In April, the committee opposed the Ala Kahaki Trail Association’s acquisition of nearly 2,000 acres of land in Kau on Hawaii island for $1.5 million, saying the Hawaiian community was not consulted about the traditional subsistence gathering area.

Wespac has spent thousands of dollars orchestrating aha moku meetings, including paying for travel for select participants. In 2008, the U.S. Government Accountability Office investigated the council’s spending on the local advisory groups and cracked down on the lack of transparency and accounting, including cash payments in white envelopes distributed at the meetings.

Leimana DaMate has been the executive director of the Aha Moku Advisory Committee for the past several years. Nathan Eagle/Civil Beat/2021

Federal regulations governing Wespac prohibit its federal budget from being used for lobbying or political influence. DLNR directors have complained for years that Wespac was wrongly inserting itself in state matters, which generally include the management of waters out to three miles from shore. 

But Wespac has maintained that the Magnuson-Stevens Act, the federal fishery law that governs the nation’s eight fishery management councils, allows it to take an ecosystem-based approach to management that includes sharing management authority over stocks found in both state and federal water. 

A 1996 amendment to the MSA championed by Wespac requires the regional fishery councils to consider the importance of fishery resources to fishing communities and “develop means by which local and traditional knowledge can enhance science-based management of fishery resources of the region.”

The GAO said it found no evidence that council staff had drafted legislation to set up the aha moku system or that its contractors had lobbied lawmakers.

Still, confusion exists between the official statewide Aha Moku Advisory Committee and several unofficial islandwide aha moku councils that Wespac propped up.

This has created a point of contention not just among those supporting the aha moku system but also among lawmakers trying to sort out public disputes over how best to manage various resources or issues. 

This friction led the Legislature to hear a bill earlier this year that would have eliminated the Aha Moku Advisory Committee entirely. DaMate and others testified in support of keeping it alive and tried to make it clear that their work was valuable and worth continuing. The bill died in committee.

Senator Jarrett Keohokalole speaks during crossover floor session.
Sen. Jarrett Keohokalole says the aha moku system established by the Legislature in 2012 was intended to take government out of the position it’s found itself in lately determining what’s Hawaiian and what’s not. Cory Lum/Civil Beat/2019

Sen. Jarrett Keohokalole, vice chair of the Senate Hawaiian Affairs Committee, said the Legislature’s initial establishment of the aha moku system was meant to take the government out of the position of determining what’s appropriate as it relates to Hawaiian practices. But with rival aha moku groups, he said the Legislature had been put in a position of picking winners and losers, with which he had a real problem.

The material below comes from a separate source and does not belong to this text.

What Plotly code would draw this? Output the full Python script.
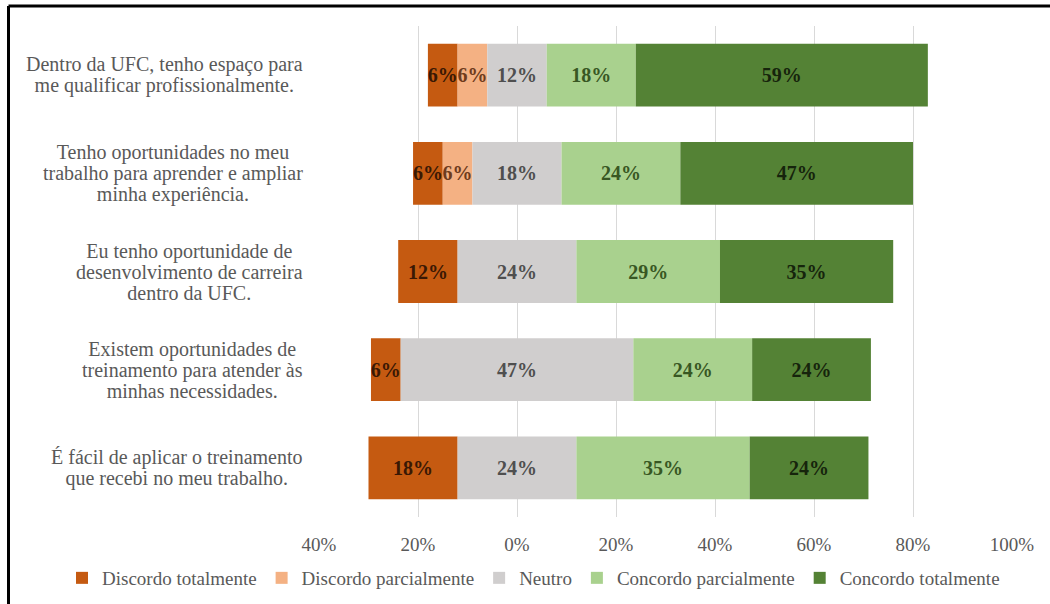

Hewett, the founding Aha Moku Advisory Committee member, said the official statewide group operates from a different foundation than the other councils that popped up later, and that the committee has strived to distinguish itself from the groups that Wespac has supported.

“Our involvement in any which way with Wespac is zero percent,” Hewett said in an interview. “I’m not interested in having ownership of what we do. We build relationships with people who see our vision.”

Wespac didn’t respond to a request for comment.

Mike McCartney, director of the Department of Business, Economic Development and Tourism and former chief of staff for Gov. David Ige, has worked with the Aha Moku Advisory Committee for years and supports its efforts.

“Aha moku is a facilitative catalyst to bring land and the people together so that everyone can move forward, so people can talk with each other and not at each other,” he said.